Task description: Starting with the first line and ending with the line that holds "Chart.register(...registerables);", repeat the material exactly.

Information provided:

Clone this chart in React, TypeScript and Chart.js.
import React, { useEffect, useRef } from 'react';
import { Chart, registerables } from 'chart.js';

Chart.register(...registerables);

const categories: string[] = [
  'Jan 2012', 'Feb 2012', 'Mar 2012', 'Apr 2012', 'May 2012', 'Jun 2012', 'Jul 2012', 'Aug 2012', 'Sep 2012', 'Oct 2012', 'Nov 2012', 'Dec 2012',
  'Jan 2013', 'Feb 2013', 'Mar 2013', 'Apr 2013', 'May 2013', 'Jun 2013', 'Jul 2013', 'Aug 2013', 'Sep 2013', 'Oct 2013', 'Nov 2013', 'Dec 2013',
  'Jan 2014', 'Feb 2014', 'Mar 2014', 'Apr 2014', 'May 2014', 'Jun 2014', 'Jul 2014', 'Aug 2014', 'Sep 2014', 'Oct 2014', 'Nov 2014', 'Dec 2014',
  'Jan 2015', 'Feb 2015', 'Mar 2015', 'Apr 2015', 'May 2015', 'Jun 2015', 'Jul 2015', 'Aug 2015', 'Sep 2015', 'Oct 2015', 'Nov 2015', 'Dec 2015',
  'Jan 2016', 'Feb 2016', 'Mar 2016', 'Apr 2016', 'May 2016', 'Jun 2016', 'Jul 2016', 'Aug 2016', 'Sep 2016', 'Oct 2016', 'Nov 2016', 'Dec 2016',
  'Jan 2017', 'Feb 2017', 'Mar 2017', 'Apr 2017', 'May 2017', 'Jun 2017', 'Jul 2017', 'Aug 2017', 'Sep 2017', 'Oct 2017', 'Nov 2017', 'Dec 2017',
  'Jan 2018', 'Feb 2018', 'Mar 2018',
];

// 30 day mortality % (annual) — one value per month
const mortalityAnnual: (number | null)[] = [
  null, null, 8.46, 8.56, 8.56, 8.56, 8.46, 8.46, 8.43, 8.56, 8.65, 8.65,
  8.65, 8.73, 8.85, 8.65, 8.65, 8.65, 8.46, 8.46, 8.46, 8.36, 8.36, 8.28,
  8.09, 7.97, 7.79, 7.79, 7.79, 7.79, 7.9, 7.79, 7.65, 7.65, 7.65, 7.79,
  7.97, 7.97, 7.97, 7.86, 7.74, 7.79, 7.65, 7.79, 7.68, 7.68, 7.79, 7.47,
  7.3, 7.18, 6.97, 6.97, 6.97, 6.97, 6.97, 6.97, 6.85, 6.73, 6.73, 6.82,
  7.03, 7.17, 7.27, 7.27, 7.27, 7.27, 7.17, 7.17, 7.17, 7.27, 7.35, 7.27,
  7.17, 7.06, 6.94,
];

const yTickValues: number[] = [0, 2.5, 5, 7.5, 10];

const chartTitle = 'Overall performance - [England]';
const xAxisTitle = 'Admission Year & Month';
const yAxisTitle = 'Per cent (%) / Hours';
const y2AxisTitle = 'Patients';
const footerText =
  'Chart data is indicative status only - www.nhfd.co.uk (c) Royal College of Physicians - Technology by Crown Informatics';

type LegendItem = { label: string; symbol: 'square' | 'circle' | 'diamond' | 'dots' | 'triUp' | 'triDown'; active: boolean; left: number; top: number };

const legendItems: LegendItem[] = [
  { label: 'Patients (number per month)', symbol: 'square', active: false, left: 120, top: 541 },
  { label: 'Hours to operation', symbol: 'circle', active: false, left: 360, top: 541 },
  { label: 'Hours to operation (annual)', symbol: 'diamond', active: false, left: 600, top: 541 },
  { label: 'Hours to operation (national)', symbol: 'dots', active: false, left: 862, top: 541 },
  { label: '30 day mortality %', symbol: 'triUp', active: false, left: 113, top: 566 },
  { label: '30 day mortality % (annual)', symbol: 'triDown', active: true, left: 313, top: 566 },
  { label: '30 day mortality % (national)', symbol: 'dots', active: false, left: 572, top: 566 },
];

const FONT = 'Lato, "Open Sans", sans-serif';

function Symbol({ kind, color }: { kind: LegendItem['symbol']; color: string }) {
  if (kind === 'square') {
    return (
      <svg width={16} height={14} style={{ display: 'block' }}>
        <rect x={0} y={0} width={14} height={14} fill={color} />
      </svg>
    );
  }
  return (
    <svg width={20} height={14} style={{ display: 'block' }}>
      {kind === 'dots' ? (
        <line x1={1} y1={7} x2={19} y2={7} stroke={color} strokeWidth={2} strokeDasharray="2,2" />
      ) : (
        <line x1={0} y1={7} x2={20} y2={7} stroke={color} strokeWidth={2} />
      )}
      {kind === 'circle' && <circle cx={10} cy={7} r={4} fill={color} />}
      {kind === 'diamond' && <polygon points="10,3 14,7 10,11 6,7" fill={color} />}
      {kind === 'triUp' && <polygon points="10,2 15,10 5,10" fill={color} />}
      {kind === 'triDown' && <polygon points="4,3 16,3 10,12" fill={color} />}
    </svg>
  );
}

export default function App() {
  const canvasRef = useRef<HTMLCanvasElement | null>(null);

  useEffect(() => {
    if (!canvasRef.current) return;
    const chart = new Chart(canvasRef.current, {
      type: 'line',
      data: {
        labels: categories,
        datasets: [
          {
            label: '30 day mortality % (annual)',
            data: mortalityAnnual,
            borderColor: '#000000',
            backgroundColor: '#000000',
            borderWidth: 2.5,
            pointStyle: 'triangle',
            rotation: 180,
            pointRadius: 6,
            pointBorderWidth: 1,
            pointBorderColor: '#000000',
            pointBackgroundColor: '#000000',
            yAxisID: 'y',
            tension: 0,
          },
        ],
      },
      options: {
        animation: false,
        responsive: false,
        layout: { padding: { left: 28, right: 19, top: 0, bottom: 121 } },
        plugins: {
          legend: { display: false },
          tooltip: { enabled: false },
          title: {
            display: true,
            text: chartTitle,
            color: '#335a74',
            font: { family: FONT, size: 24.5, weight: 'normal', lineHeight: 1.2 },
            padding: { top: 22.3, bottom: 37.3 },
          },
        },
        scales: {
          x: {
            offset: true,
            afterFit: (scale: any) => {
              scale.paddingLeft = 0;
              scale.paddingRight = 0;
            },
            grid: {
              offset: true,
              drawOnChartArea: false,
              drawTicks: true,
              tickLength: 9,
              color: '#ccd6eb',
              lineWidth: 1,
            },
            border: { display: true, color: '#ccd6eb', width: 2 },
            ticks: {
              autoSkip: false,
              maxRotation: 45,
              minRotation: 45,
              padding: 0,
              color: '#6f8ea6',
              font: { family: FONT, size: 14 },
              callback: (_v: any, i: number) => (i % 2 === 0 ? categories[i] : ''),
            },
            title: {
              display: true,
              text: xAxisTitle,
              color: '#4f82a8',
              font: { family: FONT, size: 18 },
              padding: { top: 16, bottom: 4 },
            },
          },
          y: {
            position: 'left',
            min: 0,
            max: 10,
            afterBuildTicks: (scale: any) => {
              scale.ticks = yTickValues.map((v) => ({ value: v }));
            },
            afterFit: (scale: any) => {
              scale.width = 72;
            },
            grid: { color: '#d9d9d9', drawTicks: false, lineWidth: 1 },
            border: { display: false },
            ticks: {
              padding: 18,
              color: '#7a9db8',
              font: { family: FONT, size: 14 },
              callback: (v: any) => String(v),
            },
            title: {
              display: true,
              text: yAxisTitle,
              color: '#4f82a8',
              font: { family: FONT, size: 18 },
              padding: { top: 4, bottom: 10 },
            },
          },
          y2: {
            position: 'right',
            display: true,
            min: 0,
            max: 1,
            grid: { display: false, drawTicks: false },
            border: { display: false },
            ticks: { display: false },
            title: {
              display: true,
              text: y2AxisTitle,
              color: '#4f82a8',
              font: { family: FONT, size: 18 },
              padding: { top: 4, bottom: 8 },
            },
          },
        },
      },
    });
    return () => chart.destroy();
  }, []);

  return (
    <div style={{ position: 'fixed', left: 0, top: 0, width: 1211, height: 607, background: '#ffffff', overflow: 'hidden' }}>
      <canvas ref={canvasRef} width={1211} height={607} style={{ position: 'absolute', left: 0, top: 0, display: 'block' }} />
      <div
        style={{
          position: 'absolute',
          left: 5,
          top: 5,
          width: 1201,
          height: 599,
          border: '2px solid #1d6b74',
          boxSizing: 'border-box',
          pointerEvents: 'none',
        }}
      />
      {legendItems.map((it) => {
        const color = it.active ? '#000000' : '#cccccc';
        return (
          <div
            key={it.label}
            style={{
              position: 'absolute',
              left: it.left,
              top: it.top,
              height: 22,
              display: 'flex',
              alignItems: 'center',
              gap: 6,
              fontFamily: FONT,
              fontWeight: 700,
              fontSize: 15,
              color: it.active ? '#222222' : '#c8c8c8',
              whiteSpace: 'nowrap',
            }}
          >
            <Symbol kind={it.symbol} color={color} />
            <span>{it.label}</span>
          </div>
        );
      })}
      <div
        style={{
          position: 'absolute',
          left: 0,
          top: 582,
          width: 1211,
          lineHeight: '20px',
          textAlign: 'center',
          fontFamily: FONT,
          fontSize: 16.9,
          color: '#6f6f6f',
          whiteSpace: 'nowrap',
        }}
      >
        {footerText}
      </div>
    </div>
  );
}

Task answer:
Clone this chart in React, TypeScript and Chart.js.
import React, { useEffect, useRef } from 'react';
import { Chart, registerables } from 'chart.js';

Chart.register(...registerables);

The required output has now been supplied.